Several weeks ago, in some impoverished corner of the globe, a kid caught a ride to the big city and the world changed forever. In early 2007, a tipping point was reached: for the first time in history in excess of 50 per cent of humanity now dwells in urban areas. Stretched ahead of us, paved in plexiglass and grime, suffused in smog, the metropolitan century awaits.
Cities are the humming carburettors of progress, of course – what has the countryside done for anyone lately? – but even the great conurbations of the age have the capacity to overpower and alienate. Clearly, all of this weighs heavily upon Kelé Okereke, who, on Bloc Party’s second album, A Weekend In The City , spins a grainy tone-poem of concrete angst, a rumination on suburban disaffection set amidst the tower-blocks and the flyovers .
Musically, Bloc Party have embraced the processed beat and the treated guitar; producer Garret ‘Jacknife’ Lee quilts A Weekend In The City in a icy, teutonic ambience. Had Bloc Party recorded the single, ‘The Prayer’, two years ago, for instance, it would probably have surfed a ripe tide of indie jangles. Steeped in Lee’s Kraftwerk-go-pop production, though, the song avoids your gaze, refuses to plug into the grid.
When they broke in 2005, Bloc Party charted a course between new-wave pastiche and art-school naïveté. Silent Alarm, their debut, found Okereke channelling Sylvia Plath and Ian Curtis – what was remarkable is that he did so without coming off as callow and pretentious.

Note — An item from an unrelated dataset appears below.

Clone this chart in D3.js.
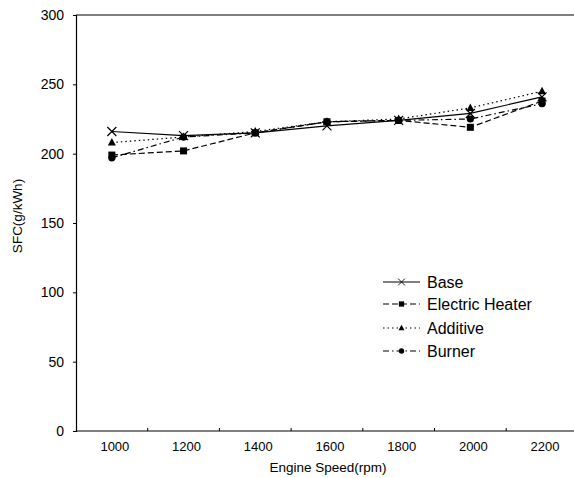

Weirdly, A Weekend In The City (recorded, with towering irony in rural Westmeath) is both less oblique and more understated; initially the album proves harder work than its predecessor – at the same time it's more open about what it has to say.
Not that Bloc Party have entirely renounced Silent Alarm’s post-punk kicks; ‘Hunting For Witches’ opens in a torrent of white noise before sinking, trance-like into a lithe melody and a clipped beat; freighted with chiming chords ‘I Still Remember’ waxes epic, then pauses to dab its eyes.
Over the closing one-two of ‘Sunday’ and ‘SXRT’, meanwhile, the band invest in slow, sweeping washes of sound – at moments the music turns so ethereal it’s a wonder it doesn’t dissolve completely.
Following the retro buzz of Silent Alarm, nobody knew what Bloc Party would do next, themselves least of all perhaps. Now we have our answer: they’ve lowered the temperature, raised the tempo, produced an album of unflinching depth and maturity.